Truly the best experience on campus — leaving.
“Lots of areas to chill outdoors”
Oh yay! Someone with something good to say about this school. Thank god. Unfortunately, though, those areas will soon be disappearing! The new Student Union Esports Center will replace the formerly grassy SU Green with turf. Which can get up to 180° in summer heat. You know, hot enough to melt shoes and give second-degree burns. So, enjoy the Torment Nexus, I guess.
“All the beautiful Tobors roaming free in their natural habitat!”
Little known fact, Tobors are not bred to be work robots, and it’s recommended they be allowed way more exercise than allowed by admin. They’re constantly overworked and understimulated. Sad, really, the way UTD treats such a majestic creature.
“Food poisoning from every single dining option on campus”

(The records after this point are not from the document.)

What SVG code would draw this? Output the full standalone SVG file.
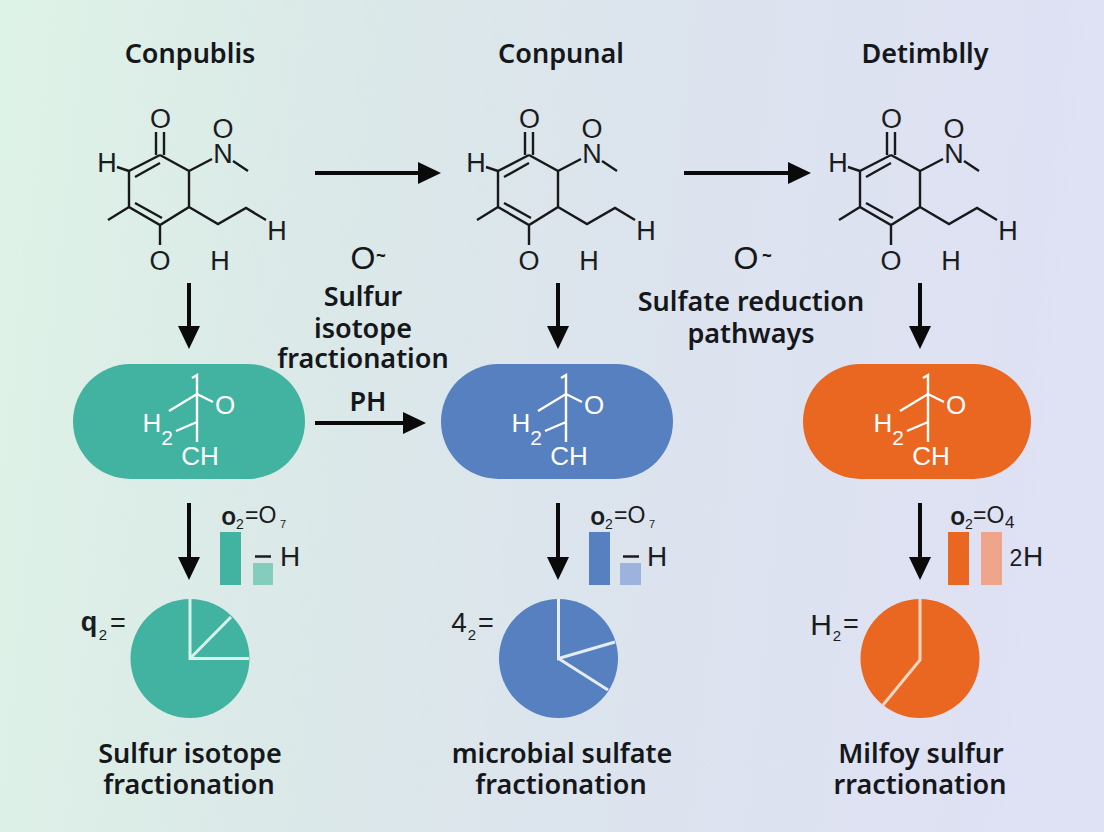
<svg xmlns="http://www.w3.org/2000/svg" width="1104" height="832" viewBox="0 0 1104 832">
<defs>
<linearGradient id="bg" x1="0" y1="0" x2="1" y2="0.08"><stop offset="0" stop-color="#def3e7"/><stop offset="0.3" stop-color="#dbe9e8"/><stop offset="0.65" stop-color="#dce3ee"/><stop offset="1" stop-color="#dfe1f4"/></linearGradient>
<marker id="ah" markerUnits="userSpaceOnUse" markerWidth="24" markerHeight="24" refX="1" refY="11" orient="auto"><path d="M0 0L23 11L0 22Z" fill="#0a0a0a"/></marker>
</defs>
<style>
text{font-family:"Noto Sans","Open Sans","Liberation Sans",sans-serif;fill:#15171a;text-anchor:middle}
.t{font-size:27px;font-weight:600}
.c{font-size:27px;font-weight:600}
.a{font-family:"Liberation Sans",Arial,sans-serif;font-size:27px;fill:#15171a}
.s{font-family:"Liberation Sans",Arial,sans-serif;font-size:27px;fill:#1a1c1e}
.w{font-family:"Liberation Sans",Arial,sans-serif;font-size:26px;fill:#fff}
.b{fill:none;stroke:#17191b;stroke-width:2.4}
.wl{fill:none;stroke:#fff;stroke-width:2.4}
.cn{fill:none;stroke:#0a0a0a;stroke-width:4;marker-end:url(#ah)}
.p{fill:none;stroke-width:3;stroke-linejoin:miter}
.teal{fill:#42b3a0}.blue{fill:#5680bf}.org{fill:#ea6722}
.st{text-anchor:start}
</style>
<rect width="1104" height="832" fill="url(#bg)"/>

<g id="title-1"><text class="t" x="190" y="63">Conpublis</text></g>
<g id="title-2"><text class="t" x="561" y="63">Conpunal</text></g>
<g id="title-3"><text class="t" x="925" y="63">Detimblly</text></g>

<g id="molecule-1">
<path class="b" d="M156 132V155M164 132V155M160 155L189 171V207L160 225L129 207V171L160 155M135 177L160 163M135 203L162 218M117 167L129 171M129 207L108 220M160 225V245M189 171L212 159M233 161L248 171M189 207L218 224L246 208L266 220"/>
<text class="s" x="160.500" y="128">O</text><text class="s" x="223" y="138">O</text><text class="s" x="223" y="163">N</text><text class="s" x="107" y="172">H</text><text class="s" x="277" y="240">H</text><text class="s" x="160" y="270">O</text><text class="s" x="220" y="270">H</text>
</g>
<g id="molecule-2" transform="translate(369 0)">
<path class="b" d="M156 132V155M164 132V155M160 155L189 171V207L160 225L129 207V171L160 155M135 177L160 163M135 203L162 218M117 167L129 171M129 207L108 220M160 225V245M189 171L212 159M233 161L248 171M189 207L218 224L246 208L266 220"/>
<text class="s" x="160.500" y="128">O</text><text class="s" x="223" y="138">O</text><text class="s" x="223" y="163">N</text><text class="s" x="107" y="172">H</text><text class="s" x="277" y="240">H</text><text class="s" x="160" y="270">O</text><text class="s" x="220" y="270">H</text>
</g>
<g id="molecule-3" transform="translate(731 0)">
<path class="b" d="M156 132V155M164 132V155M160 155L189 171V207L160 225L129 207V171L160 155M135 177L160 163M135 203L162 218M117 167L129 171M129 207L108 220M160 225V245M189 171L212 159M233 161L248 171M189 207L218 224L246 208L266 220"/>
<text class="s" x="160.500" y="128">O</text><text class="s" x="223" y="138">O</text><text class="s" x="223" y="163">N</text><text class="s" x="107" y="172">H</text><text class="s" x="277" y="240">H</text><text class="s" x="160" y="270">O</text><text class="s" x="220" y="270">H</text>
</g>

<g id="connectors">
<path class="cn" d="M315 173H419"/>
<path class="cn" d="M684 173H789"/>
<path class="cn" d="M315 423H404"/>
<path class="cn" d="M189 283V327"/>
<path class="cn" d="M558 283V327"/>
<path class="cn" d="M920 283V327"/>
<path class="cn" d="M189 503V558"/>
<path class="cn" d="M558 503V558"/>
<path class="cn" d="M920 503V558"/>
</g>

<g id="label-between-1">
<text class="a" x="363" y="269" style="font-size:32px">O</text>
<text x="381" y="262" style="font-size:17px;font-weight:800">~</text>
<text class="c" x="363" y="306">Sulfur</text><text class="c" x="363" y="338">isotope</text><text class="c" x="363" y="368">fractionation</text>
<text class="c" x="368" y="411">PH</text>
</g>
<g id="label-between-2">
<text class="a" x="746" y="269" style="font-size:32px">O</text>
<text x="767" y="262" style="font-size:17px;font-weight:800">~</text>
<text class="c" x="751" y="311">Sulfate reduction</text><text class="c" x="751" y="343">pathways</text>
</g>

<g id="pill-1"><rect class="teal" x="73" y="364" width="232" height="115" rx="57.500"/>
<path class="wl" d="M192 378L197 375V442M169 411L197 394L213 402M176 431L197 422"/>
<text class="w" x="225" y="414">O</text><text class="w" x="152" y="432">H</text><text class="w" x="167" y="445" style="font-size:21px">2</text><text class="w" x="200" y="465">CH</text></g>
<g id="pill-2"><rect class="blue" x="441" y="364" width="232" height="115" rx="57.500"/>
<g transform="translate(369 0)"><path class="wl" d="M192 378L197 375V442M169 411L197 394L213 402M176 431L197 422"/>
<text class="w" x="225" y="414">O</text><text class="w" x="152" y="432">H</text><text class="w" x="167" y="445" style="font-size:21px">2</text><text class="w" x="200" y="465">CH</text></g></g>
<g id="pill-3"><rect class="org" x="803" y="364" width="228" height="115" rx="57.500"/>
<g transform="translate(731 0)"><path class="wl" d="M192 378L197 375V442M169 411L197 394L213 402M176 431L197 422"/>
<text class="w" x="225" y="414">O</text><text class="w" x="152" y="432">H</text><text class="w" x="167" y="445" style="font-size:21px">2</text><text class="w" x="200" y="465">CH</text></g></g>

<g id="bars-1">
<text class="s st" x="221" y="525" style="font-size:25px;font-weight:600;font-family:'Noto Sans',sans-serif">o</text><text class="s st" x="236" y="529" style="font-size:14px">2</text><text class="s st" x="245" y="523" style="font-size:23px">=O</text><text class="s st" x="280" y="528" style="font-size:11px">7</text>
<rect class="teal" x="220" y="532" width="21" height="53"/><rect x="253" y="563" width="20" height="22" fill="#84ccbc"/>
<path d="M255 556.500H271" stroke="#1a1c1e" stroke-width="2.500"/><text class="s" x="290" y="566" style="font-size:28px">H</text>
</g>
<g id="bars-2" transform="translate(369 0)">
<text class="s st" x="221" y="525" style="font-size:25px;font-weight:600;font-family:'Noto Sans',sans-serif">o</text><text class="s st" x="236" y="529" style="font-size:14px">2</text><text class="s st" x="245" y="523" style="font-size:23px">=O</text><text class="s st" x="280" y="528" style="font-size:11px">7</text>
<rect class="blue" x="220" y="532" width="21" height="53"/><rect x="251" y="563" width="21" height="22" fill="#9db2dc"/>
<path d="M254 556.500H270" stroke="#1a1c1e" stroke-width="2.500"/><text class="s" x="288" y="566" style="font-size:28px">H</text>
</g>
<g id="bars-3">
<text class="s st" x="950" y="525" style="font-size:25px;font-weight:600;font-family:'Noto Sans',sans-serif">o</text><text class="s st" x="965" y="529" style="font-size:14px">2</text><text class="s st" x="973" y="523" style="font-size:23px">=O</text><text class="s st" x="1005" y="528" style="font-size:17px">4</text>
<rect class="org" x="948" y="532" width="21" height="53"/><rect x="981" y="532" width="21" height="53" fill="#efa58c"/>
<text class="s" x="1016" y="566" style="font-size:23px">2</text><text class="s" x="1033" y="566" style="font-size:28px">H</text>
</g>

<g id="pie-1">
<circle class="teal" cx="190" cy="658.500" r="59.500"/>
<path class="p" stroke="#d8f2ea" d="M190 599V658.500H249M190 658.500L231 617"/>
<text class="s" x="89" y="631" style="font-size:27px;font-weight:700">q</text><text class="s" x="103" y="640" style="font-size:15px">2</text><text class="s" x="118" y="632">=</text>
</g>
<g id="pie-2">
<circle class="blue" cx="558.500" cy="658.500" r="59.500"/>
<path class="p" stroke="#e4ecf6" d="M558.500 599V658.500L615 642M558.500 658.500L608 690"/>
<text class="s" x="459" y="632" style="font-size:28px">4</text><text class="s" x="472" y="640" style="font-size:15px">2</text><text class="s" x="486" y="632">=</text>
</g>
<g id="pie-3">
<circle class="org" cx="920" cy="658.500" r="59.500"/>
<path class="p" stroke="#f6d6c3" stroke-width="2.500" d="M920 599V660L883 705"/>
<text class="s" x="821" y="635" style="font-size:30px">H</text><text class="s" x="837" y="641" style="font-size:15px">2</text><text class="s" x="851" y="633">=</text>
</g>

<g id="caption-1"><text class="c" x="190" y="763">Sulfur isotope</text><text class="c" x="189" y="794">fractionation</text></g>
<g id="caption-2"><text class="c" x="562" y="763">microbial sulfate</text><text class="c" x="561" y="794">fractionation</text></g>
<g id="caption-3"><text class="c" x="921" y="763">Milfoy sulfur</text><text class="c" x="920" y="794">rractionation</text></g>
</svg>
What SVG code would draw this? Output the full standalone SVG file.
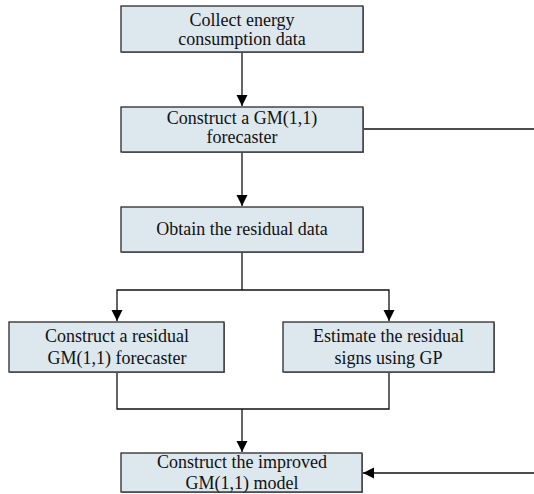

This is so true. As a rodent, most of my on campus meals consist of what you homo (sapien) assholes throw in the trash, and it’s nasty! I haven’t seen meat so raw since the Custard Incident.
“the knife guys”
Yeah, okay. Sure. UTD’s only redeeming quality can be the knife guys.
“The incredible unhappiness and dissatisfaction with life of everyone I meet”
I know sometimes it feels like a fundamental college is despair and misery, but it’s important to remember that college is the best four years of your life! Probably. Maybe. At some other school.